Many others were simply lost. Barely half the tasters, five of nine, recognized that Michelob Hefeweizenwas a Hefeweizen. Before the test, nine of nine would have said that picking out a Hefe was easy, because of its cloudy look and wheaty flavor. Three tasters thought Sam Adams was an IPA; two thought Redhook's IPA was a Hefeweizen. In fairness, six of nine testers identified Pyramid Hefeweizen as a Hefe, and six recognized Full Sail ESB as a bitter. Much in the fashion of blind men describing an elephant, here is a how the testers handled Sam Adams Boston Lager:
5. Implicationsand Directions for Future Research. Science does not always answer questions; often, it raises many new ones. This excursion into beer science mainly raises the question: What kind of people are we?
If we are Gradgrind-like empiricists, living our life for "welfare maximization" as described in introductory econ. courses, the conclusion is obvious. We learned from the first experiment to buy either Sam Adams (when we wanted maximum lager enjoyment per bottle) or Busch (for maximum taste and snob appeal per dollar). From this second round we see an even more efficient possibility: Buy Michelob Hefeweizen and nothing else, since on the basis of this test it's the best liked and the cheapest beer. By the way, if there is a single company whose achievements the testing panel honored, it would be Anheuser-Busch.

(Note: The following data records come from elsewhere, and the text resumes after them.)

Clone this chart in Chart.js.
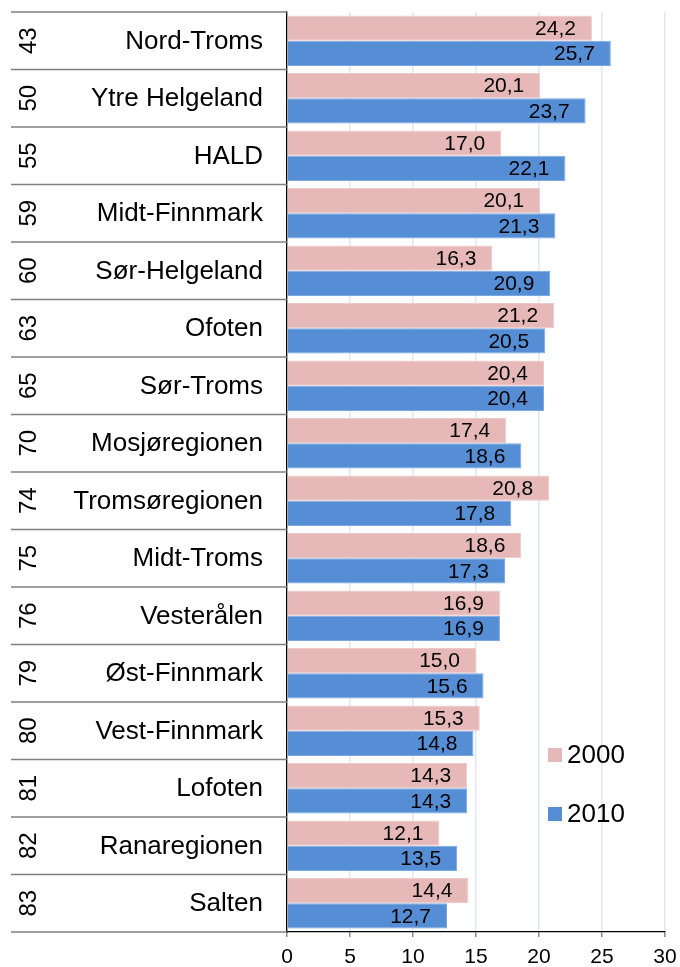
<!DOCTYPE html>
<html>
<head>
<meta charset="utf-8">
<script src="https://cdn.jsdelivr.net/npm/chart.js@4"></script>
<style>
    html, body { margin: 0; padding: 0; background: #fff; }
    #wrap { width: 680px; height: 967px; }
</style>
</head>
<body>
<div id="wrap"><canvas id="chart" width="680" height="967"></canvas></div>
<script>
// --- data ---
const ranks = [43, 50, 55, 59, 60, 63, 65, 70, 74, 75, 76, 79, 80, 81, 82, 83];
const regions = ['Nord-Troms', 'Ytre Helgeland', 'HALD', 'Midt-Finnmark', 'Sør-Helgeland', 'Ofoten',
    'Sør-Troms', 'Mosjøregionen', 'Tromsøregionen', 'Midt-Troms', 'Vesterålen', 'Øst-Finnmark',
    'Vest-Finnmark', 'Lofoten', 'Ranaregionen', 'Salten'];
const v2000 = [24.2, 20.1, 17.0, 20.1, 16.3, 21.2, 20.4, 17.4, 20.8, 18.6, 16.9, 15.0, 15.3, 14.3, 12.1, 14.4];
const v2010 = [25.7, 23.7, 22.1, 21.3, 20.9, 20.5, 20.4, 18.6, 17.8, 17.3, 16.9, 15.6, 14.8, 14.3, 13.5, 12.7];
const xTicks = [0, 5, 10, 15, 20, 25, 30];

const FONT = '"Liberation Sans", Arial, sans-serif';
const PINK = '#e6b9b8', BLUE = '#558ed5';

/* --- left table: rank (rotated) + region name + row lines --- */
const leftTable = {
    id: 'leftTable',
    afterDraw(chart) {
        const { ctx, chartArea, scales: { y } } = chart;
        const n = regions.length;
        const bounds = [chartArea.top];
        for (let i = 0; i < n - 1; i++) {
            bounds.push((y.getPixelForValue(i) + y.getPixelForValue(i + 1)) / 2);
        }
        bounds.push(chartArea.bottom);

        ctx.save();
        ctx.strokeStyle = '#808080';
        ctx.lineWidth = 1.3;
        bounds.forEach(b => {
            ctx.beginPath();
            ctx.moveTo(11, b);
            ctx.lineTo(chartArea.left, b);
            ctx.stroke();
        });

        ctx.fillStyle = '#000';
        ctx.textBaseline = 'middle';
        for (let i = 0; i < n; i++) {
            const cy = y.getPixelForValue(i);
            ctx.font = '26px ' + FONT;
            ctx.textAlign = 'right';
            ctx.fillText(regions[i], 263, cy + 1);

            ctx.save();
            ctx.translate(28, cy);
            ctx.rotate(-Math.PI / 2);
            ctx.font = '24px ' + FONT;
            ctx.textAlign = 'center';
            ctx.fillText(String(ranks[i]), 0, 1);
            ctx.restore();
        }
        ctx.restore();
    }
};

/* --- value labels inside bar ends --- */
const barLabels = {
    id: 'barLabels',
    afterDatasetsDraw(chart) {
        const { ctx } = chart;
        ctx.save();
        ctx.font = '21px ' + FONT;
        ctx.fillStyle = '#000';
        ctx.textAlign = 'right';
        ctx.textBaseline = 'middle';
        chart.data.datasets.forEach((ds, di) => {
            chart.getDatasetMeta(di).data.forEach((bar, i) => {
                const txt = ds.data[i].toFixed(1).replace('.', ',');
                ctx.fillText(txt, bar.x - 16, bar.y + 1);
            });
        });
        ctx.restore();
    }
};

/* --- legend inside the plot --- */
const innerLegend = {
    id: 'innerLegend',
    afterDraw(chart) {
        const { ctx } = chart;
        const items = [
            { label: '2000', color: PINK, y: 755 },
            { label: '2010', color: BLUE, y: 814 }
        ];
        ctx.save();
        ctx.font = '26px ' + FONT;
        ctx.textAlign = 'left';
        ctx.textBaseline = 'middle';
        items.forEach(it => {
            ctx.fillStyle = it.color;
            ctx.fillRect(548, it.y - 7, 14, 14);
            ctx.fillStyle = '#000';
            ctx.fillText(it.label, 567, it.y + 1);
        });
        ctx.restore();
    }
};

new Chart(document.getElementById('chart').getContext('2d'), {
    type: 'bar',
    data: {
        labels: regions,
        datasets: [
            { label: '2000', data: v2000, backgroundColor: PINK, borderColor: '#edc9c8', borderWidth: 1 },
            { label: '2010', data: v2010, backgroundColor: BLUE, borderColor: '#7ba8e0', borderWidth: 1 }
        ]
    },
    options: {
        indexAxis: 'y',
        animation: false,
        responsive: false,
        maintainAspectRatio: false,
        layout: { padding: { left: 287, right: 15, top: 12, bottom: 0 } },
        datasets: { bar: { categoryPercentage: 0.88, barPercentage: 1.0 } },
        plugins: {
            legend: { display: false },
            tooltip: { enabled: false }
        },
        scales: {
            x: {
                min: 0,
                max: 30,
                afterBuildTicks: (s) => { s.ticks = xTicks.map(v => ({ value: v })); },
                afterFit: (s) => { s.height = 35; s.paddingLeft = 0; s.paddingRight = 0; },
                grid: { color: '#e4e4fb', lineWidth: 1.5, tickColor: '#888', tickLength: 5 },
                border: { color: '#000', width: 1.3 },
                ticks: { color: '#000', font: { family: FONT, size: 21 }, padding: 8, maxRotation: 0, autoSkip: false }
            },
            y: {
                afterFit: (s) => { s.width = 0; },
                grid: { display: false },
                border: { display: true, color: '#000', width: 1.3 },
                ticks: { display: false }
            }
        }
    },
    plugins: [leftTable, barLabels, innerLegend]
});
</script>
</body>
</html>
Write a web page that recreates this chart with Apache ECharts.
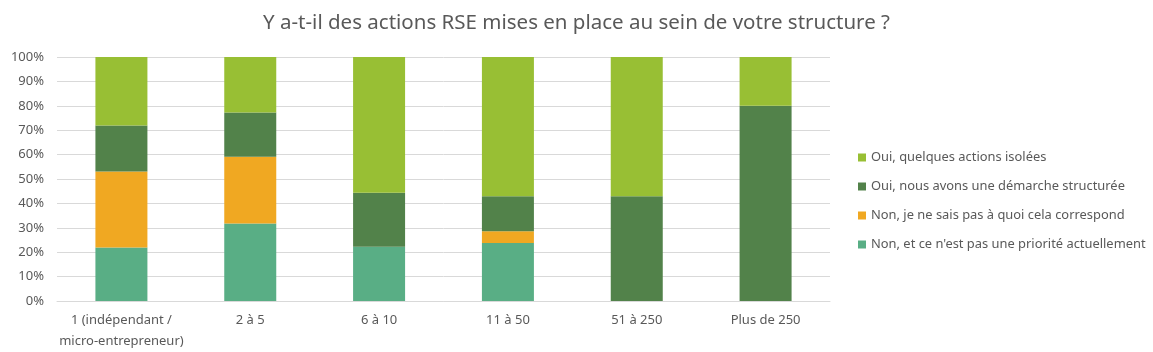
<!DOCTYPE html>
<html>
<head>
<meta charset="utf-8">
<script src="https://cdn.jsdelivr.net/npm/echarts@6/dist/echarts.min.js"></script>
<style>
  html, body { margin: 0; padding: 0; background: #fff; }
  #chart { width: 1153px; height: 352px; }
</style>
</head>
<body>
<div id="chart"></div>
<script>
const categories = ['1 (indépendant /\nmicro-entrepreneur)', '2 à 5', '6 à 10', '11 à 50', '51 à 250', 'Plus de 250']
const pasPriorite = [21.9, 31.8, 22.2, 23.8, 0, 0]
const neSaisPas = [31.2, 27.3, 0, 4.8, 0, 0]
const demarche = [18.8, 18.2, 22.2, 14.3, 42.9, 80]
const actionsIsolees = [28.1, 22.7, 55.6, 57.1, 57.1, 20]
const yTicks = [0, 10, 20, 30, 40, 50, 60, 70, 80, 90, 100]

const textColor = '#595959'
const font = 'Noto Sans'

function bar(name, data, color) {
  return {
    name: name,
    type: 'bar',
    stack: 'total',
    barWidth: 52,
    itemStyle: { color: color },
    data: data
  }
}

const chart = echarts.init(document.getElementById('chart'))
chart.setOption({
  animation: false,
  textStyle: { fontFamily: font },
  title: {
    text: 'Y a-t-il des actions RSE mises en place au sein de votre structure ?',
    left: 'center',
    top: 8,
    textStyle: { color: textColor, fontSize: 20.5, fontWeight: 'normal', fontFamily: font }
  },
  grid: { left: 57, right: 323, top: 57, bottom: 51 },
  legend: {
    orient: 'vertical',
    left: 853,
    top: 146,
    itemWidth: 8,
    itemHeight: 8,
    itemGap: 16,
    icon: 'rect',
    textStyle: { color: textColor, fontSize: 12.9, fontFamily: font },
    data: ['Oui, quelques actions isolées', 'Oui, nous avons une démarche structurée',
      'Non, je ne sais pas à quoi cela correspond', "Non, et ce n'est pas une priorité actuellement"]
  },
  xAxis: {
    type: 'category',
    data: categories,
    axisTick: { show: false },
    axisLine: { lineStyle: { color: '#d9d9d9' } },
    axisLabel: { color: textColor, fontSize: 13, lineHeight: 21, margin: 9, interval: 0 }
  },
  yAxis: {
    type: 'value',
    min: yTicks[0],
    max: yTicks[yTicks.length - 1],
    interval: 10,
    axisLine: { show: false },
    axisTick: { show: false },
    splitLine: { lineStyle: { color: '#d9d9d9' } },
    axisLabel: { color: textColor, fontSize: 13, margin: 13, formatter: '{value}%' }
  },
  series: [
    bar("Non, et ce n'est pas une priorité actuellement", pasPriorite, '#59ae85'),
    bar('Non, je ne sais pas à quoi cela correspond', neSaisPas, '#f0a822'),
    bar('Oui, nous avons une démarche structurée', demarche, '#52824a'),
    bar('Oui, quelques actions isolées', actionsIsolees, '#98bf34')
  ]
})
window.addEventListener('resize', () => {
  chart.resize()
})
</script>
</body>
</html>
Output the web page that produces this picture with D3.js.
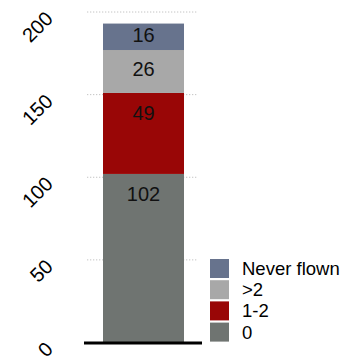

From its brewing tanks came two of the double-crown winners of the taste tests: plain old Busch, the Taste-o-meter and Snob-o-meter victor of Round 1, and Michelob Hefeweizen, the preference-point and Val-u-meter winner this time.
But, of course, there is another possibility: that what is excluded in a blind taste test is in fact what we want, and are happy to pay for, when we sit down with a beer. The complicated label, the fancy bottle, the exotic concept that this beer has traveled from some far-off corner of Bohemia or even the Yakima Valley--all this may be cheap at the $1.25-per-pint cost difference between the cheapest and the most expensive beers. In elementary school, we all endured a standard science experiment: If you shut your eyes and pinch your nose closed, can you tell any difference in the taste of a slice of apple, of carrot, of pear? You can't--but that doesn't mean that from then on you should close your eyes, hold your nose, and chew a cheap carrot when you feel like having some fruit. There is a time and place for carrots, but also for juicy pears. There is a time for Busch, but also for Full Sail "Equinox."
For scientists who want to continue this work at home, here are a few suggestions for further research:
- Tell the testers ahead of time what beers they will be drinking. Ask them to rank the beers, 1 through 10, based on how well they like them. Then compare the list with the "revealed preferences" that come from the blind test.
- As a variation, show them the list ahead of time and ask them to pick out the beer they know they love and the one they know they hate. Then compare this with the "after" list.
- If you're going to test imported lagers, try Foster's or Corona rather than Grolsch.
- Remember to stay strictly in the scientist's role. Don't take the test yourself.